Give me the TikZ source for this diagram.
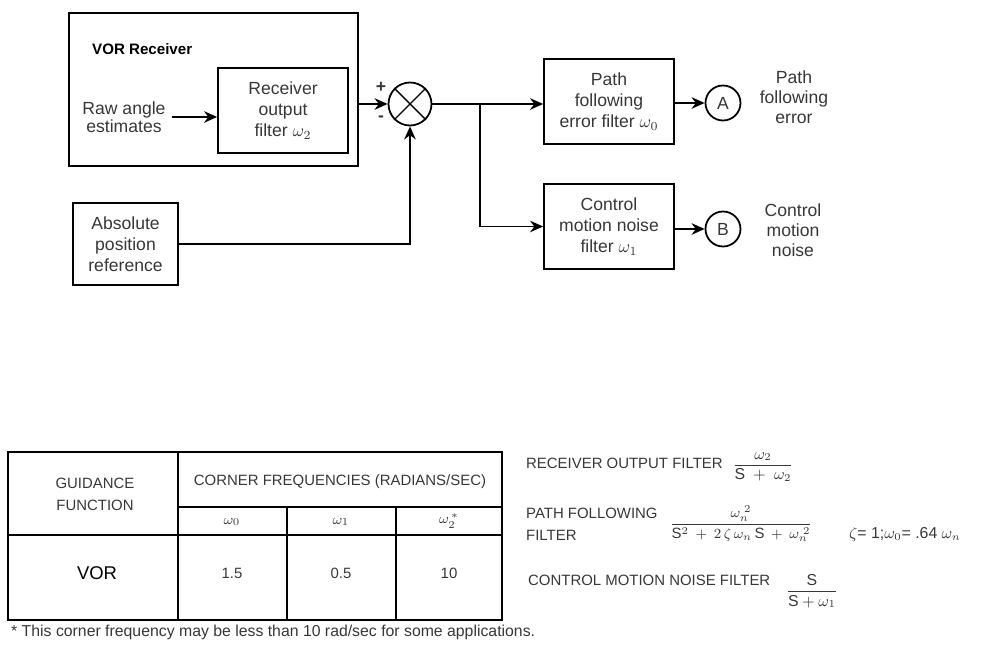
\documentclass[tikz,border=0pt]{standalone}
\usepackage{amsmath}
\usepackage{fontspec}
\setmainfont{Liberation Sans}
\usetikzlibrary{calc}
\usetikzlibrary{arrows.meta}
\usetikzlibrary{shapes.geometric,positioning}
\definecolor{txtgray}{RGB}{55,55,55}

\begin{document}
\begin{tikzpicture}[>={Stealth[length=2.6mm,width=2.3mm]}, x=0.2mm, y=-0.2mm,
  blk/.style={draw, line width=1pt, minimum width=26mm, minimum height=17mm, align=center,
    text=txtgray, font=\fontsize{10}{12}\selectfont, inner sep=1pt},
  lbl/.style={align=center, text=txtgray, font=\fontsize{10}{11.5}\selectfont},
  port/.style={circle, draw, line width=1pt, minimum size=7mm, inner sep=0pt,
    text=txtgray, font=\fontsize{10}{12}\selectfont},
  tabtxt/.style={align=center, text=txtgray, font=\fontsize{8.5}{12.5}\selectfont},
  frm/.style={anchor=west, align=left, text=txtgray, font=\fontsize{8.5}{12.5}\selectfont},
  frac/.style={text=txtgray, font=\fontsize{9}{11}\selectfont, inner sep=1pt}]

\useasboundingbox (0,0) rectangle (985,648);

% block diagram
\node[draw, line width=1pt, minimum width=57.8mm, minimum height=30.6mm] (rcv) at (213.5,89.5) {};
\node[anchor=west, font=\bfseries\fontsize{8.6}{11}\selectfont] (rcvlab) at (86,49) {VOR Receiver};
\node[blk] (rof) at (283,110.5) {Receiver\\output\\filter $\omega_2$};
\node[lbl, font=\fontsize{10}{10.5}\selectfont] (raw) at (124,117) {Raw angle\\estimates};

\node[circle, draw, line width=1pt, minimum size=8.6mm, inner sep=0pt] (sum) at (410,104) {};
\draw[line width=0.8pt] (sum.north west) -- (sum.south east) (sum.north east) -- (sum.south west);
\node[text=txtgray, font=\bfseries\fontsize{10}{11}\selectfont] (plus) at (381,87) {+};
\node[text=txtgray, font=\bfseries\fontsize{10}{11}\selectfont] (minus) at (381,119) {-};

\node[blk, minimum width=21mm, minimum height=16.4mm] (abs) at (125.5,244) {Absolute\\position\\reference};

\node[blk] (pfe) at (609,101.5) {Path\\following\\error filter $\omega_0$};
\node[blk] (cmn) at (609,226.5) {Control\\motion noise\\filter $\omega_1$};
\node[port] (pa) at (723,103) {A};
\node[port] (pb) at (723,229) {B};
\node[lbl] (pal) at (794,97) {Path\\following\\error};
\node[lbl] (pbl) at (793,230) {Control\\motion\\noise};

\coordinate (br) at (480,104);

\draw[line width=1pt,->] (raw.east) -- (raw.east -| rof.west);
\draw[line width=1pt,->] (sum.west -| rcv.east) -- (sum.west);
\draw[line width=1pt,->] (abs.east) -| (sum.south);
\draw[line width=1pt,->] (sum.east) -- (sum.east -| pfe.west);
\draw[line width=1pt,->] (br) |- (cmn.west);
\draw[line width=1pt,->] (pa.west -| pfe.east) -- (pa.west);
\draw[line width=1pt,->] (pb.west -| cmn.east) -- (pb.west);

% table
\draw[line width=0.6pt] (8,452) rectangle (502,620);
\draw[line width=0.6pt] (178,452) -- (178,620);
\draw[line width=0.6pt] (178,507) -- (502,507);
\draw[line width=0.6pt] (8,535) -- (502,535);
\draw[line width=0.6pt] (287,507) -- (287,620);
\draw[line width=0.6pt] (396,507) -- (396,620);

\node[tabtxt] (gf) at (95,494) {GUIDANCE\\FUNCTION};
\node[tabtxt] (cf) at (340,482) {CORNER FREQUENCIES (RADIANS/SEC)};
\node[tabtxt] (w0) at (232,522) {$\omega_0$};
\node[tabtxt] (w1) at (341,522) {$\omega_1$};
\node[tabtxt] (w2) at (449,521) {$\omega_2^{\,*}$};
\node[font=\fontsize{10.5}{12}\selectfont] (vor) at (97,573) {VOR};
\node[tabtxt] (v0) at (232,573) {1.5};
\node[tabtxt] (v1) at (341,573) {0.5};
\node[tabtxt] (v2) at (449,573) {10};
\node[anchor=west, text=txtgray, font=\fontsize{9}{11}\selectfont] (note) at (5,632)
  {* This corner frequency may be less than 10 rad/sec for some applications.};

% filter formulas
\node[frm] (roflab) at (520,463) {RECEIVER OUTPUT FILTER};
\node[frac] (roffrac) at (763,467) {$\dfrac{\omega_2}{\mathrm{S}\;+\;\omega_2}$};
\node[frm] (pfflab) at (520,524) {PATH FOLLOWING\\FILTER};
\node[frac, font=\fontsize{8.5}{11}\selectfont] (pfffrac) at (741,524) {$\dfrac{\omega_n^{\;2}}{\mathrm{S}^2\:+\:2\,\zeta\,\omega_n\,\mathrm{S}\:+\:\omega_n^{\;2}}$};
\node[anchor=west, text=txtgray, font=\fontsize{9}{11}\selectfont] (zeta) at (843,535) {$\zeta$= 1;$\omega_0$= .64 $\omega_n$};
\node[frm] (cmnlab) at (522,580) {CONTROL MOTION NOISE FILTER};
\node[frac] (cmnfrac) at (812,591) {$\dfrac{\mathrm{S}}{\mathrm{S}+\omega_1}$};
\end{tikzpicture}
\end{document}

-- TASK DETAILS --
Return nothing but the lines running from the start of the data to the line with "(raw) at (124,117)", please, both ends included and no pictures.

-- OUTPUT --
Give me the TikZ source for this diagram.
\documentclass[tikz,border=0pt]{standalone}
\usepackage{amsmath}
\usepackage{fontspec}
\setmainfont{Liberation Sans}
\usetikzlibrary{calc}
\usetikzlibrary{arrows.meta}
\usetikzlibrary{shapes.geometric,positioning}
\definecolor{txtgray}{RGB}{55,55,55}

\begin{document}
\begin{tikzpicture}[>={Stealth[length=2.6mm,width=2.3mm]}, x=0.2mm, y=-0.2mm,
  blk/.style={draw, line width=1pt, minimum width=26mm, minimum height=17mm, align=center,
    text=txtgray, font=\fontsize{10}{12}\selectfont, inner sep=1pt},
  lbl/.style={align=center, text=txtgray, font=\fontsize{10}{11.5}\selectfont},
  port/.style={circle, draw, line width=1pt, minimum size=7mm, inner sep=0pt,
    text=txtgray, font=\fontsize{10}{12}\selectfont},
  tabtxt/.style={align=center, text=txtgray, font=\fontsize{8.5}{12.5}\selectfont},
  frm/.style={anchor=west, align=left, text=txtgray, font=\fontsize{8.5}{12.5}\selectfont},
  frac/.style={text=txtgray, font=\fontsize{9}{11}\selectfont, inner sep=1pt}]

\useasboundingbox (0,0) rectangle (985,648);

% block diagram
\node[draw, line width=1pt, minimum width=57.8mm, minimum height=30.6mm] (rcv) at (213.5,89.5) {};
\node[anchor=west, font=\bfseries\fontsize{8.6}{11}\selectfont] (rcvlab) at (86,49) {VOR Receiver};
\node[blk] (rof) at (283,110.5) {Receiver\\output\\filter $\omega_2$};
\node[lbl, font=\fontsize{10}{10.5}\selectfont] (raw) at (124,117) {Raw angle\\estimates};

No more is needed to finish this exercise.